Bird Box’s plot is bogged down by exposition of rules for the monsters, but I am very fond of concurrent storylines. It tells two stories at the same time. The first storyline occurs in the present, as Malorie tries to get her children down a river on a small boat while they all wear blindfolds. The second goes back in time to the beginning of the situation, when Malorie first encounters the monsters and has to learn, with a group of survivors, how to avoid them.
I have a personal love for these kinds of stories. That’s why It is one of my favorite Stephen King books. I enjoy keeping track of the past and the present when I dive into a plot.
The plot of The Happening does not entice me at all. After the initial build-up of the mystery (which, I suppose, is actually done quite well), the plot just unravels when you figure out it’s the plants.
Plus, as I mentioned before, the dialogue just feels unreal.
6. The Tone
This is where The Happening excels. If there is one thing M. Night Shyamalan is good at, it’s setting up a great tone for a movie.
Of course, everything else falls apart, and no matter how good the tone is, it can’t keep the movie afloat.

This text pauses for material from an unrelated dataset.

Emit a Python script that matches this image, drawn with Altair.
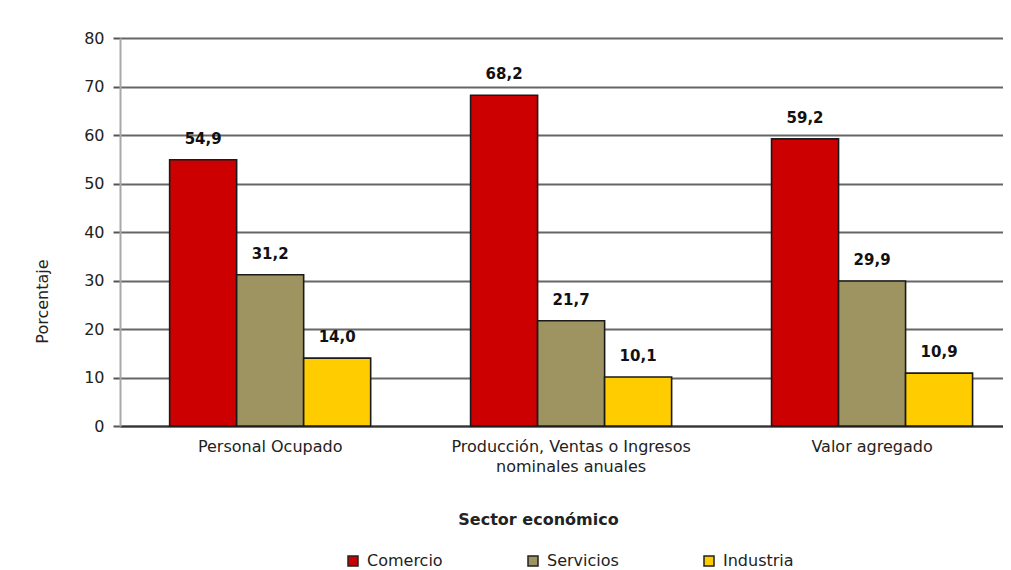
import altair as alt
import pandas as pd

sectores = ["Personal Ocupado", "Producción, Ventas o Ingresos\nnominales anuales", "Valor agregado"]
series = ["Comercio", "Servicios", "Industria"]
comercio = [54.9, 68.2, 59.2]
servicios = [31.2, 21.7, 29.9]
industria = [14.0, 10.1, 10.9]
colores = ["#CC0000", "#9E9461", "#FFCC00"]
y_ticks = [0, 10, 20, 30, 40, 50, 60, 70, 80]

rows = []
for i, s in enumerate(sectores):
    for name, vals in zip(series, [comercio, servicios, industria]):
        rows.append({"sector": s, "serie": name, "valor": vals[i]})
df = pd.DataFrame(rows)

FONT = "DejaVu Sans"
TXT = "#222222"

x_enc = alt.X(
    "sector:N",
    sort=sectores,
    title="Sector económico",
    scale=alt.Scale(paddingInner=0.332, paddingOuter=0.133, align=0.62),
    axis=alt.Axis(
        labelAngle=0,
        labelExpr="split(datum.label, '\\n')",
        labelFont=FONT,
        labelFontSize=16,
        labelColor=TXT,
        labelLineHeight=20,
        labelPadding=12,
        labelLimit=0,
        ticks=False,
        domainColor="#333333",
        domainWidth=2,
        titleFont=FONT,
        titleFontSize=16,
        titleFontWeight="bold",
        titleColor=TXT,
        titleX=418,
        titleY=93,
        titleBaseline="middle",
        titleAlign="center",
    ),
)
xoff_enc = alt.XOffset("serie:N", sort=series, scale=alt.Scale(paddingInner=0, paddingOuter=0))
y_enc = alt.Y(
    "valor:Q",
    title="Porcentaje",
    scale=alt.Scale(domain=[0, 80], nice=False),
    axis=alt.Axis(
        values=y_ticks,
        format="d",
        labelFont=FONT,
        labelFontSize=16,
        labelColor=TXT,
        labelPadding=9,
        tickSize=7,
        tickColor="#555555",
        tickWidth=2,
        domainColor="#A8A8A8",
        domainWidth=2,
        gridColor="#666666",
        gridWidth=2,
        titleFont=FONT,
        titleFontSize=16,
        titleFontWeight="normal",
        titleColor=TXT,
        titleAngle=-90,
        titleX=-78,
        titleY=263,
        titleAlign="center",
        titleBaseline="middle",
    ),
)

bars = alt.Chart(df).mark_bar(stroke="#1a1a1a", strokeWidth=1.6).encode(
    x=x_enc,
    xOffset=xoff_enc,
    y=y_enc,
    color=alt.Color(
        "serie:N",
        sort=series,
        scale=alt.Scale(domain=series, range=colores),
        legend=alt.Legend(
            title=None,
            orient="none",
            direction="horizontal",
            columns=3,
            gridAlign="each",
            legendX=225,
            legendY=515,
            columnPadding=82,
            symbolType="square",
            symbolSize=100,
            symbolStrokeColor="#222222",
            symbolStrokeWidth=1.5,
            symbolOpacity=1,
            labelFont=FONT,
            labelFontSize=16,
            labelColor=TXT,
            labelOffset=6,
            labelLimit=0,
        ),
    ),
)

labels = alt.Chart(df).transform_calculate(
    etiqueta="replace(format(datum.valor, '.1f'), '.', ',')"
).mark_text(
    dy=-16, baseline="alphabetic", fontWeight="bold", fontSize=15, font=FONT, color="#111111"
).encode(
    x=alt.X("sector:N", sort=sectores),
    xOffset=alt.XOffset("serie:N", sort=series),
    y=alt.Y("valor:Q"),
    text="etiqueta:N",
)

chart = alt.layer(bars, labels).properties(
    width=883,
    height=388,
    padding={"left": 112, "top": 30, "right": 0, "bottom": 144},
    autosize=alt.AutoSizeParams(type="none"),
    background="white",
).configure_view(stroke=None)

chart.save("out.html", embed_options={"renderer": "svg", "actions": False})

For me, the tone of something is the vibe that visual and audible qualities lend to a movie. They’re the little things that can let you know what the movie will be like, functioning as a sort of signature.
For example, the tone of 2001: A Space Odyssey is undeniable. You have a great yet subtle orchestral score with classical leanings, long shots of space, and a focus when it comes to close-ups.
Shyamalan has, from what I have seen, done very well with setting the tone for his smaller movies. The Sixth Sense, Unbreakable, and Signs have set up the tone unbelievably well. Despite its incredibly stupid plot, The Happening does have that classic Shyamalan tone.
I do want to tip my hat to the movie’s soundtrack. It’s the only one of the three movies where I actually remember the melody to one of the themes.
Both A Quiet Place and Bird Box have suitable tones for what they’re going for, but there is nothing particularly a cut above the grade that I can think to mention.
And so…
Overall, I’d give A Quiet Place a rent-and-watch-with-a-friend-when-you-have-nothing-to-do-but-you-don’t-want-to-waste-your-time-with-a-subpar-horror-movie.
I give Bird Box a check-this-out-with-one-of-those-friends-who-likes-to-Google-fan-theories-at-the-end-of-the-movie-because-more-than-half-the-fun-of-this-movie-comes-from-speculating-on-the-monster-oh-and-also-Sandra-Bullock-will-give-you-Gravity-vibes-because-she’s-in-one-heck-of-a-panicked-situation-yet-again.
I give The Happening a save-this-movie-for-bad-movie-night-and-be-sure-to-try-one-of-the-drinking-games-they-made-for-this-movie-too.